Systems have Always been Complex

The complexity of a system is a correlation between the problem it aims to solve and the technology it is built upon.

Microservices Architectures offer solutions for contexts requiring extreme scalability, high performance, and rapid change. These systems are characterized by strong decoupling and redundancy. While they are excellent at solving complex problems by modularizing them into “sub-problems,” they introduce a new challenge: the macro-system must now handle the cohesion of many small, moving parts.

This introduces types of failures that were simply unknown to standard monolithic applications. It might seem like microservices “caused” new problems, but the reality is that these problems are inherent to complexity. Choosing one architecture over another doesn’t remove problems; it simply changes their nature.

As Richard Cook describes in his talk, a complex system is always operating in a state of partial failure. We should consider these failures as part of the normal context, not as rare exceptions.

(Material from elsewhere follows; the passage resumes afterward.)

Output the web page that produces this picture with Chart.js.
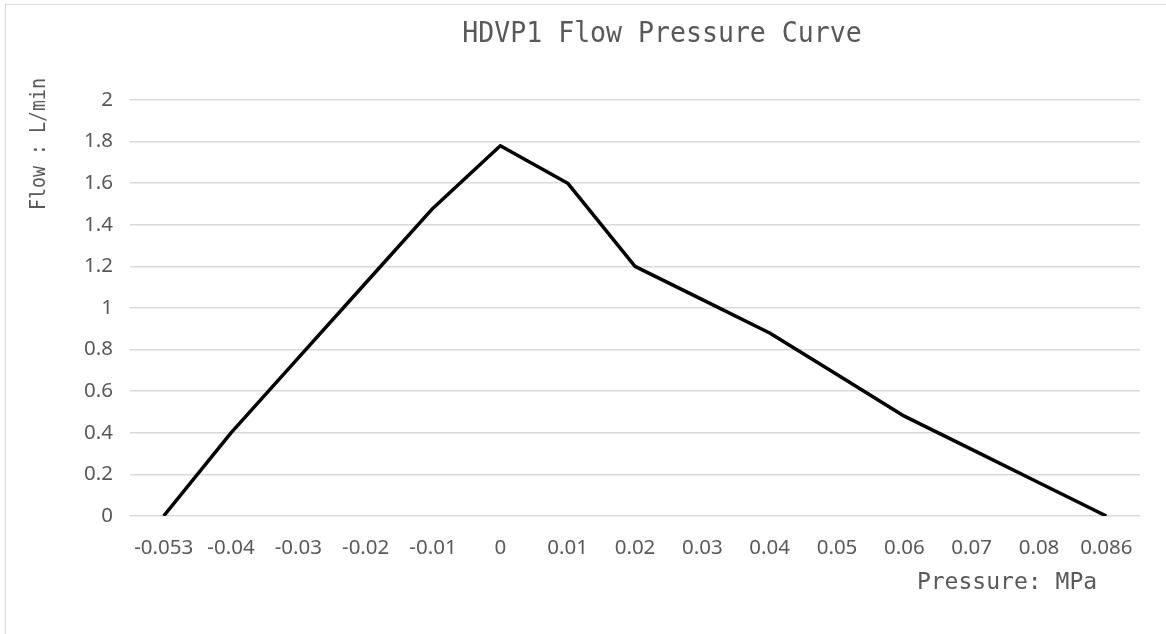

The complexity of a system is the correlation of the problem is aiming to solve and the technology is made of.

The edge of failure

A system operates within three distinct boundaries. When a system crosses one of these lines, it either stops working or loses its reason to exist:

edge-of-failure
  • Economic Failure: An application exists only as long as it makes sense from an economic perspective. Management constantly pushes the application away from this boundary by requesting new features or changes to maintain value.
  • Unacceptable Workload: Every application requires a certain amount of effort to run or modify. This workload must remain bearable. Developers are constantly pushing away from this boundary, trying to minimize the effort and “friction” required to keep the system alive.
  • The Accident Boundary: This defines the point at which the application stops working. “Failure” means different things for different applications, and the definition changes over time.

It has been observed that applications tend to run very close to the Accident Boundary, separated only by a thin Error Margin. This margin represents the developers’ confidence, the calculated risk of how close they can operate and make decisions without triggering a catastrophe.

Microservices and “Accepted” Failures

The Microservices paradigm has pulled new types of failures into the “Error Margin”, failures that would be considered catastrophic in other architectures.

In a distributed system, unreliable communication and machine failure are not “bugs”; they are normalcy. Because this is the expected environment, every individual service must be designed to handle these interruptions gracefully.

Reliability by Design

This new class of failures has elevated reliability to a primary role in architectural design. Reliability cannot be an afterthought; it must be built into every component that interacts with unreliable resources or critical systems from day one.